Although sports betting is legal in New York, online sports betting is not. Now might be the perfect time to change that.
Like most of the country, New York State is enduring unprecedented hardship in 2020. The coronavirus pandemic has the state on pause for the time being and thus, New Yorkers are without their favorite sports teams.
With the vast majority of sports shut down due to COVID-19, sports bettors are left with little to wager on. UFC events are taking place, charity golf matches are coming, and NASCAR is right around the corner, but for the most part, there isn’t much going on in the sports world.
This lull in the action is the perfect opportunity for New York to move forward with something that New York State Senator Joseph Addabbo Jr. says is inevitable: online sports betting. In fact, sports betting is legal in New York, but NY online sports betting is not.
That paradoxical fact combined with the growing number of states passing online sports betting legislation means that New York is bound to pass this measure eventually. Sen. Addabbo feels that this is an opportune time to pass legislation by the end of the year.
“Every day, I am mindful of the negative impact the Coronavirus has inflicted upon our state. This is an unprecedented time we are facing right now, but it also presents us with an unprecedented opportunity,” Sen. Addabbo said in a statement on May 1. “In terms of sporting events, which are shutdown because of the global health crisis, we can utilize this time to institute a ‘Plan, Pass, and Prepare’ mobile sports betting legislative strategy.”
Sen. Addabbo’s “Plan, Pass, and Prepare” strategy could create a positive out of a negative. Obviously, the health and safety of New Yorkers are the top priorities right now, but the economic toll shouldn’t be overlooked. The revenue brought in by online sports betting could be a massive boon for the state as it rebounds from the current crisis.

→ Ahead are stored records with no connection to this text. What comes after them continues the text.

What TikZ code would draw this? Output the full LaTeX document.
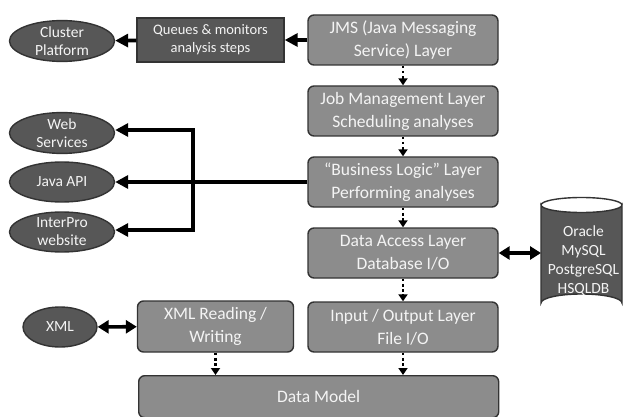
\documentclass[tikz,border=0pt]{standalone}
\usepackage{fontspec}
\setmainfont{Carlito}
\usetikzlibrary{arrows.meta,shapes.geometric}
\definecolor{layerfill}{HTML}{8C8C8C}
\definecolor{darkfill}{HTML}{575757}
\definecolor{edge}{HTML}{333333}
\definecolor{label}{HTML}{F4F4F4}
\tikzset{
  layer/.style={draw=edge, line width=1.4pt, fill=layerfill, rounded corners=6pt,
    text=label, align=center, font=\fontsize{17.5}{23}\selectfont, inner sep=0pt},
  darkbox/.style={draw=edge, line width=1.4pt, fill=darkfill, text=label,
    align=center, font=\fontsize{14.5}{18}\selectfont, inner sep=0pt},
  client/.style={draw=edge, line width=1.4pt, fill=darkfill, ellipse, text=label,
    align=center, font=\fontsize{15.5}{18}\selectfont, inner sep=0pt},
  flow/.style={line width=3.6pt, -{Triangle[length=13pt,width=13pt]}},
  both/.style={line width=3.6pt, {Triangle[length=11pt,width=13pt]}-{Triangle[length=11pt,width=13pt]}},
  dep/.style={line width=2.6pt, dash pattern=on 2.6pt off 2.6pt, -{Triangle[length=7pt,width=9pt]}},
}
\begin{document}
\begin{tikzpicture}[x=1pt, y=-1pt]
\useasboundingbox (0,0) rectangle (624,417);

% main layer stack
\node[layer, minimum width=190pt, minimum height=50pt] (jms) at (403,40) {JMS (Java Messaging\\Service) Layer};
\node[layer, minimum width=190pt, minimum height=50pt] (job) at (403,111) {Job Management Layer\\Scheduling analyses};
\node[layer, minimum width=190pt, minimum height=50pt] (biz) at (403,182) {“Business Logic” Layer\\Performing analyses};
\node[layer, minimum width=190pt, minimum height=50pt] (dal) at (403,253) {Data Access Layer\\Database I/O};
\node[layer, minimum width=190pt, minimum height=50pt] (io) at (403,327) {Input / Output Layer\\File I/O};
\node[layer, minimum width=156pt, minimum height=51pt] (xmlrw) at (215.5,326.5) {XML Reading /\\Writing};
\node[layer, minimum width=360pt, minimum height=42pt, anchor=north west] (model) at (138,375) {Data Model};

% side blocks
\node[darkbox, minimum width=147pt, minimum height=44pt] (queue) at (210.5,40) {Queues \& monitors\\analysis steps};
\node[client, minimum width=105pt, minimum height=37pt] (cluster) at (62,41) {Cluster\\Platform};
\node[client, minimum width=105pt, minimum height=40pt] (ws) at (62,133) {Web\\Services};
\node[client, minimum width=105pt, minimum height=40pt] (api) at (62,182) {Java API};
\node[client, minimum width=105pt, minimum height=40pt] (ipr) at (62,232) {InterPro\\website};
\node[client, minimum width=74pt, minimum height=40pt] (xml) at (60,327) {XML};

% database cylinder
\filldraw[draw=edge, line width=1.4pt, fill=darkfill]
  (541,205) -- (541,303) arc[start angle=180, end angle=360, x radius=40.5, y radius=9]
  -- (622,205) arc[start angle=0, end angle=180, x radius=40.5, y radius=7.5] -- cycle;
\draw[edge, line width=1.4pt] (541,205) arc[start angle=180, end angle=360, x radius=40.5, y radius=7.5];
\node[text=label, align=center, font=\fontsize{15.5}{19}\selectfont, minimum width=81pt, minimum height=115pt, inner sep=0pt] (db) at (583.5,261) {Oracle\\MySQL\\PostgreSQL\\HSQLDB};

% layer-to-layer dependencies
\draw[dep] (jms) -- (job);
\draw[dep] (job) -- (biz);
\draw[dep] (biz) -- (dal);
\draw[dep] (dal) -- (io);
\draw[dep] (io.south) -- (io.south |- model.north);
\draw[dep] (xmlrw.south) -- (xmlrw.south |- model.north);

% external connections
\draw[flow] (jms) -- (queue);
\draw[flow] (queue) -- (cluster);
\draw[flow] (biz) -- (api);
\coordinate (fork) at (193,182);
\draw[flow] (fork) -- (193,130) -- (ws.east |- 0,130);
\draw[flow] (fork) -- (193,230) -- (ipr.east |- 0,230);
\draw[both] (xml) -- (xmlrw);
\draw[both] (dal) -- (541,253);
\end{tikzpicture}
\end{document}
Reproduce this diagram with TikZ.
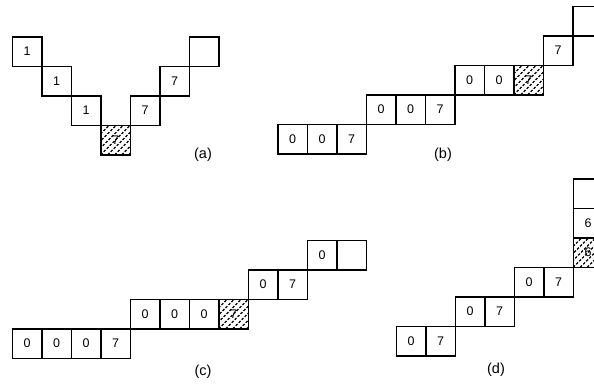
\documentclass[tikz,border=0pt]{standalone}
\usepackage{fontspec}
\setmainfont{Liberation Sans}
\begin{document}
\begin{tikzpicture}[x=1pt,y=-1pt,
  cell/.style={draw, line width=1.5pt, minimum size=29.5pt, inner sep=0pt,
    anchor=north west, font=\fontsize{12.5}{12.5}\selectfont},
  hatched/.style={cell, path picture={
    \foreach \k in {-42,-35,...,42}
      \draw[line width=1.1pt, dash pattern=on 2.6pt off 1.6pt]
        ([xshift=\k pt]path picture bounding box.south west) -- ++(32pt,32pt);}},
  tag/.style={font=\fontsize{14.5}{14.5}\selectfont}]
\clip (0,0) rectangle (594,384);
\useasboundingbox (0,0) rectangle (594,384);

% ---- (a) a V-shaped chain
\node[cell]    (a1) at (11.5,36)   {1};
\node[cell]    (a2) at (41,65.5)   {1};
\node[cell]    (a3) at (70.5,95)   {1};
\node[hatched] (a4) at (100,124.5) {7};
\node[cell]    (a5) at (129.5,95)  {7};
\node[cell]    (a6) at (159,65.5)  {7};
\node[cell]    (a7) at (188.5,36)  {};
\node[tag] (la) at (203,155) {(a)};

% ---- (b) staircase of three-cell runs
\node[cell]    (b1) at (277,123.5)   {0};
\node[cell]    (b2) at (306.5,123.5) {0};
\node[cell]    (b3) at (336,123.5)   {7};
\node[cell]    (b4) at (365.5,94)    {0};
\node[cell]    (b5) at (395,94)      {0};
\node[cell]    (b6) at (424.5,94)    {7};
\node[cell]    (b7) at (454,64.5)    {0};
\node[cell]    (b8) at (483.5,64.5)  {0};
\node[hatched] (b9) at (513,64.5)    {7};
\node[cell]    (b10) at (542.5,35)   {7};
\node[cell]    (b11) at (572,5.5)    {};
\node[tag] (lb) at (443,155) {(b)};

% ---- (c) staircase of four-cell runs
\node[cell]    (c1) at (11.5,328)   {0};
\node[cell]    (c2) at (41,328)     {0};
\node[cell]    (c3) at (70.5,328)   {0};
\node[cell]    (c4) at (100,328)    {7};
\node[cell]    (c5) at (129.5,298.5) {0};
\node[cell]    (c6) at (159,298.5)  {0};
\node[cell]    (c7) at (188.5,298.5) {0};
\node[hatched] (c8) at (218,298.5)  {7};
\node[cell]    (c9) at (247.5,269)  {0};
\node[cell]    (c10) at (277,269)   {7};
\node[cell]    (c11) at (306.5,239.5) {0};
\node[cell]    (c12) at (336,239.5) {};
\node[tag] (lc) at (203,372) {(c)};

% ---- (d) staircase of two-cell runs turning upward
\node[cell]    (d1) at (395.5,325.5) {0};
\node[cell]    (d2) at (425,325.5)   {7};
\node[cell]    (d3) at (454.5,296)   {0};
\node[cell]    (d4) at (484,296)     {7};
\node[cell]    (d5) at (513.5,266.5) {0};
\node[cell]    (d6) at (543,266.5)   {7};
\node[hatched] (d7) at (572.5,237)   {6};
\node[cell]    (d8) at (572.5,207.5) {6};
\node[cell]    (d9) at (572.5,178)   {};
\node[tag] (ld) at (496,370) {(d)};
\end{tikzpicture}
\end{document}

With the uncertainty at the state and federal level going forward, New York is going to need to find creative ways to fill its coffers. Online sports betting is one obvious area that the state could take advantage of and there is no better time than the present to get it done.
As of now, the state is leaving tons of revenue on the table. Without online sports betting, some New Yorkers opt to use illegal offshore sportsbooks.
“The fact is we have an illegal activity here in New York,” Sen. Addabbo told ESNY. “It’s basically a billion-dollar industry that we don’t see on our tax returns and the state does not see revenue from the illegal sports betting activity that goes on here in our state.”
It’s difficult to account for an exact dollar amount that New York loses out on to illegal offshore sportsbooks. However, the figures for New York’s losses to New Jersey, a state with legalized online sports betting, are quite clear.
“And of course, we look at other states. Pennsylvania is one of them, but most predominantly is New Jersey,” Sen. Addabbo explained. “And we saw the study that came out earlier in the year that said $837 million of New York money goes to New Jersey last year.”
Sen. Addabbo is referencing a report from Eilers & Krejcik Gaming. That figure accounts for the money that New Yorkers bet in New Jersey in 2019. Although that number is likely to be down in 2020 due to the absence of live sports, New Jersey will continue to reap the benefits of New York bettors once again.
“How do we keep that money here? How do we recoup some of the illegal money? Give our people in New York a safe, responsible, easily accessible way of doing it here. That’s the gameplan.”
That’s where the story comes full circle. Sen. Addabbo’s “Plan, Pass, and Prepare” strategy aims to have an online sports betting bill on Governor Andrew Cuomo’s desk by Dec. 31, 2020. If the bill is signed into law, the state can begin preparing for full-scale implementation of online sports betting.
There are more important things going on in the world than sports right now. There’s no disputing that fact. But make no mistake about it, online sports betting is coming to New York sooner rather than later. Why not move forward with it now when it can help the state recover from unprecedented hardship?
The timing makes complete sense for a state that is going to need an economic boost.